One major element in refining the allocation process for the income accounts would be continuing efforts by the Fund to obtain more geographic information from some countries reporting substantial banking positions.

There is a connection between the process of allocating the current account discrepancy to countries and regions and the efforts by individual countries to produce geographic breakdowns of their international accounts. This is seen most clearly in the work on direct investment income, where the existence of discrepancies, and their location, can be effectively traced only through comparisons of individual country data generated by a few major creditor countries with the data available in host countries. In principle, the matching of bilateral data should help to identify discrepancies in other accounts as well, but experience with such comparisons suggests that they are difficult to achieve and time-consuming. Regional allocations of such transactions as income on positions with foreign banks, for instance, will be almost notional if they largely reflect the flows vis-à-vis international financial centers.

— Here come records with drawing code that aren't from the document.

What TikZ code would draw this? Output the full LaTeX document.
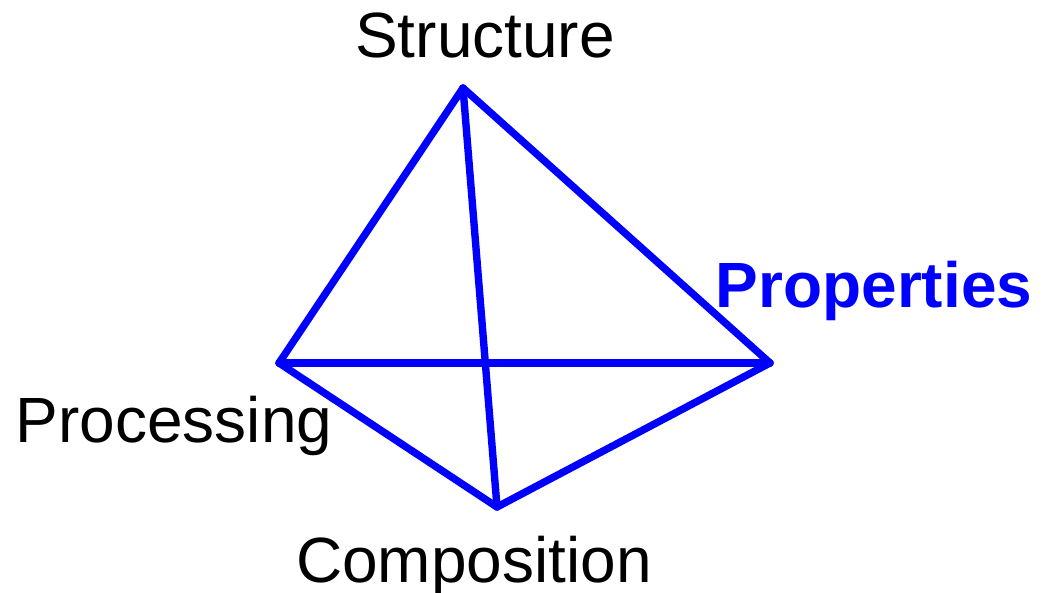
\documentclass[tikz,border=0pt]{standalone}
\usepackage{fontspec}
\setmainfont{Liberation Sans}
\usetikzlibrary{positioning}
\definecolor{edgeblue}{HTML}{0000FF}

\begin{document}
\begin{tikzpicture}[
  every node/.style={font=\fontsize{18.2pt}{20pt}\selectfont, inner sep=0pt},
  corner/.style={anchor=base},
  edge/.style={draw=edgeblue, line width=2.1pt, line cap=round, line join=round},
]
  \useasboundingbox (0,0) rectangle (10.46,5.92);

  % corners of the tetrahedron
  \coordinate (top) at (4.63,5.04);
  \coordinate (lft) at (2.79,2.29);
  \coordinate (rgt) at (7.70,2.29);
  \coordinate (bot) at (4.97,0.85);

  % labels
  \node[corner] (struct) at (4.85,5.34) {Structure};
  \node[corner] (proc)   at (1.74,1.50) {Processing};
  \node[corner] (comp)   at (4.74,0.10) {Composition};
  \node[corner, text=edgeblue, font=\fontsize{18.2pt}{20pt}\selectfont\bfseries] (prop) at (8.74,2.84) {Properties};

  % edges
  \draw[edge] (top) -- (lft);
  \draw[edge] (top) -- (rgt);
  \draw[edge] (top) -- (bot);
  \draw[edge] (lft) -- (rgt);
  \draw[edge] (lft) -- (bot);
  \draw[edge] (rgt) -- (bot);
\end{tikzpicture}
\end{document}
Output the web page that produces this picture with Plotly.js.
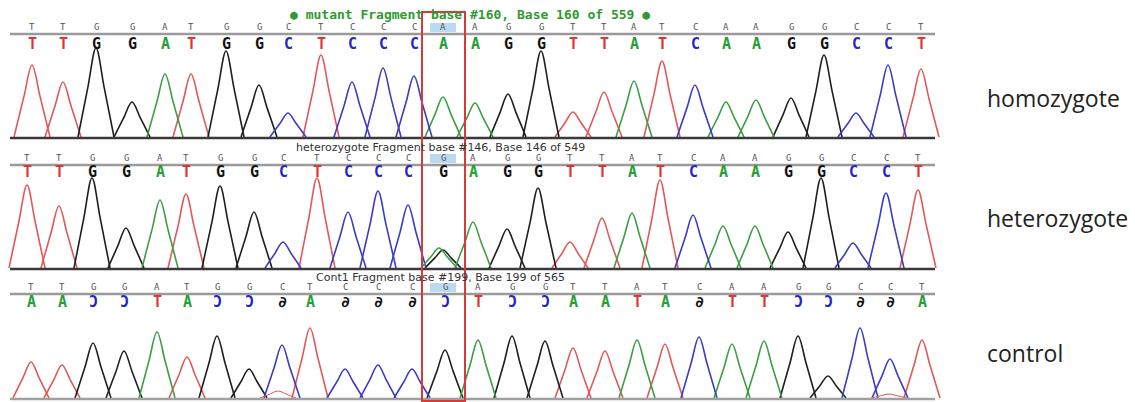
<!DOCTYPE html>
<html>
<head>
<meta charset="utf-8">
<script src="https://cdn.plot.ly/plotly-3.0.1.min.js"></script>
<style>html,body{margin:0;padding:0;background:#fff;}#chart{width:1135px;height:402px;}</style>
</head>
<body>
<div id="chart"></div>
<script>
// ---------- DATA ----------
// reference sequence printed above each trace (small grey letters)
const refHomo = ["T","T","G","G","A","T","G","G","C","T","C","C","C","A","A","G","G","T","T","A","T","C","A","A","G","G","C","C","T"];
const refHet  = ["T","T","G","G","A","T","G","G","C","T","C","C","C","G","A","G","G","T","T","A","T","C","A","A","G","G","C","C","T"];
const refCtrl = ["T","T","G","G","A","T","G","G","C","T","C","C","C","G","A","G","G","T","T","A","T","C","A","A","G","G","C","C","T"];

// base calls (coloured letters)
const callHomo = ["T","T","G","G","A","T","G","G","C","T","C","C","C","A","A","G","G","T","T","A","T","C","A","A","G","G","C","C","T"];
const callHet  = ["T","T","G","G","A","T","G","G","C","T","C","C","C","G","A","G","G","T","T","A","T","C","A","A","G","G","C","C","T"];
const callCtrl = ["A","A","Ɔ","Ɔ","T","A","Ɔ","Ɔ","∂","A","∂","∂","∂","Ɔ","T","Ɔ","Ɔ","A","A","T","A","∂","T","T","Ɔ","Ɔ","∂","∂","A"];

// peak positions (scan units) and heights
const posHomo = [32,63,96,132,165,191,226,259,288,321,352,383,414,443,475,508,541,573,604,634,662,695,726,756,791,824,856,888,921];
const hHomo   = [72,55,89,35,63,63,86,52,24,82,55,69,61,40,34,43,86,25,45,56,76,52,35,37,39,82,24,72,68];

const posHet = [27,59,92,126,160,186,220,254,283,317,348,378,408,443,473,507,538,570,602,632,660,693,723,755,788,821,853,886,918];
const hHet   = [83,62,90,40,68,74,82,56,26,90,56,77,63,18,46,39,80,26,50,55,88,53,42,42,36,90,25,75,78];
// secondary (overlapping) peak at the heterozygous site
const posHetSec  = [439];
const baseHetSec = ["A"];
const hHetSec    = [20];

const posCtrl = [31,62,93,124,157,187,217,249,282,310,345,378,412,445,478,512,545,573,605,637,665,699,732,764,798,828,860,890,922];
const hCtrl   = [36,33,55,47,66,41,62,29,53,70,29,33,29,48,58,62,57,50,47,58,54,61,54,57,62,22,70,39,58];
// small noise bumps under the control trace
const posCtrlSmall  = [278, 889];
const baseCtrlSmall = ["T","T"];
const hCtrlSmall    = [7, 4];

const panelLabels = ["homozygote","heterozygote","control"];
const panelTitles = [
  "● mutant Fragment base #160, Base 160 of 559 ●",
  "heterozygote Fragment base #146, Base 146 of 549",
  "Cont1 Fragment base #199, Base 199 of 565"
];

// ---------- STYLE ----------
const W = 1135, H = 402;
const traceColor = {A:"#3c9e44", C:"#3b3bc4", G:"#1e1e1e", T:"#e0585a"};
const callColor  = {A:"#22a032", C:"#2424c8", G:"#111111", T:"#e03434", "Ɔ":"#2424c8", "∂":"#111111"};
const halfW = 18;
// pixel geometry of the three panels
const panels = [
  {base:137, refY:27,  lineY:34,  callY:44,  titleY:15,  labelY:98,  titleX:470, baseColor:"#3a3a3a"},
  {base:268, refY:158, lineY:165, callY:172, titleY:147, labelY:218, titleX:440, baseColor:"#3a3a3a"},
  {base:398, refY:287, lineY:294, callY:302, titleY:277, labelY:353, titleX:440, baseColor:"#a0a0a0"}
];
const py = v => 1 - v / H;

function peakTraces(pos, bases, hts, axisIdx, lw) {
  const groups = {};
  for (let i = 0; i < pos.length; i++) {
    const b = bases[i];
    if (!groups[b]) groups[b] = {x: [], y: []};
    const p = pos[i], h = hts[i];
    groups[b].x.push(p - halfW, p - 0.45 * halfW, p, p + 0.45 * halfW, p + halfW, null);
    groups[b].y.push(0, 0.56 * h, h, 0.56 * h, 0, null);
  }
  return Object.keys(groups).map(b => ({
    type: "scatter", mode: "lines", x: groups[b].x, y: groups[b].y,
    xaxis: "x", yaxis: axisIdx === 1 ? "y" : "y" + axisIdx,
    line: {color: traceColor[b], width: lw || 1.6, shape: "spline", smoothing: 1},
    connectgaps: false, hoverinfo: "skip", showlegend: false
  }));
}

const traces = [
  ...peakTraces(posHomo, refHomo, hHomo, 1),
  ...peakTraces(posHet, refHet, hHet, 2),
  ...peakTraces(posHetSec, baseHetSec, hHetSec, 2),
  ...peakTraces(posCtrl, refCtrl, hCtrl, 3),
  ...peakTraces(posCtrlSmall, baseCtrlSmall, hCtrlSmall, 3, 1)
];

const annotations = [];
const shapes = [];
const refs = [refHomo, refHet, refCtrl];
const calls = [callHomo, callHet, callCtrl];
const poss = [posHomo, posHet, posCtrl];

panels.forEach((pn, k) => {
  // highlight behind the selected base
  shapes.push({type:"rect", xref:"x", yref:"paper", x0:430, x1:456, y0:py(pn.refY+5), y1:py(pn.refY-4),
    fillcolor:"#bcd9f2", line:{width:0}, layer:"below"});
  // grey line under reference letters
  shapes.push({type:"line", xref:"x", yref:"paper", x0:10, x1:935, y0:py(pn.lineY), y1:py(pn.lineY),
    line:{color:"#9a9a9a", width:2.5}});
  // baseline
  shapes.push({type:"line", xref:"x", yref:"paper", x0:10, x1:935, y0:py(pn.base+1), y1:py(pn.base+1),
    line:{color:pn.baseColor, width:2.5}});
  for (let i = 0; i < refs[k].length; i++) {
    annotations.push({xref:"x", yref:"paper", x:poss[k][i], y:py(pn.refY), text:refs[k][i], showarrow:false,
      xanchor:"center", yanchor:"middle", font:{family:"DejaVu Sans Mono", size:9, color:"#555"}});
    annotations.push({xref:"x", yref:"paper", x:poss[k][i], y:py(pn.callY), text:"<b>"+calls[k][i]+"</b>", showarrow:false,
      xanchor:"center", yanchor:"middle", font:{family:"DejaVu Sans Mono", size:15, color:callColor[calls[k][i]]}});
  }
  annotations.push({xref:"x", yref:"paper", x:pn.titleX, y:py(pn.titleY),
    text: k === 0 ? "<b>"+panelTitles[k]+"</b>" : panelTitles[k], showarrow:false, xanchor:"center", yanchor:"middle",
    font: k === 0 ? {family:"DejaVu Sans Mono", size:13, color:"#2f9a2f"} : {family:"DejaVu Sans", size:11, color:"#333"}});
  annotations.push({xref:"paper", yref:"paper", x:985/W, y:py(pn.labelY), text:panelLabels[k], showarrow:false,
    xanchor:"left", yanchor:"middle", font:{family:"Open Sans", size:23, color:"#222"}});
});

// red box around the variant position
shapes.push({type:"rect", xref:"x", yref:"paper", x0:422, x1:465, y0:py(401), y1:py(12),
  line:{color:"#d83a3a", width:2}, fillcolor:"rgba(0,0,0,0)", layer:"above"});

function yax(k) {
  const pn = panels[k];
  return {domain:[py(pn.base), py(pn.base - 100)], range:[0, 100], visible:false, fixedrange:true};
}

const layout = {
  width: W, height: H, margin:{l:0, r:0, t:0, b:0},
  paper_bgcolor:"#fff", plot_bgcolor:"rgba(0,0,0,0)",
  xaxis:{range:[0, W], visible:false, fixedrange:true},
  yaxis: yax(0), yaxis2: yax(1), yaxis3: yax(2),
  shapes: shapes, annotations: annotations, showlegend:false
};

Plotly.newPlot("chart", traces, layout, {staticPlot:true, displayModeBar:false});
</script>
</body>
</html>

From the point of view of reducing, or at least understanding, the discrepancies in the current account, the Working Party can recommend intensified work on sorting out direct investment transactions geographically. In addition, more complete country detail on banking positions and on the ownership of securities would be very useful. Progress could surely be made in sorting out the shipping and transportation accounts if better data on the industry could be assembled. It also appears that discrepancies in the unilateral transfer accounts could be explored more effectively with greater country detail. However, whether each country should be urged to prepare geographic distributions of a wide range of transactions is a broader question that does not seem to be critical for dealing with the discrepancy problem.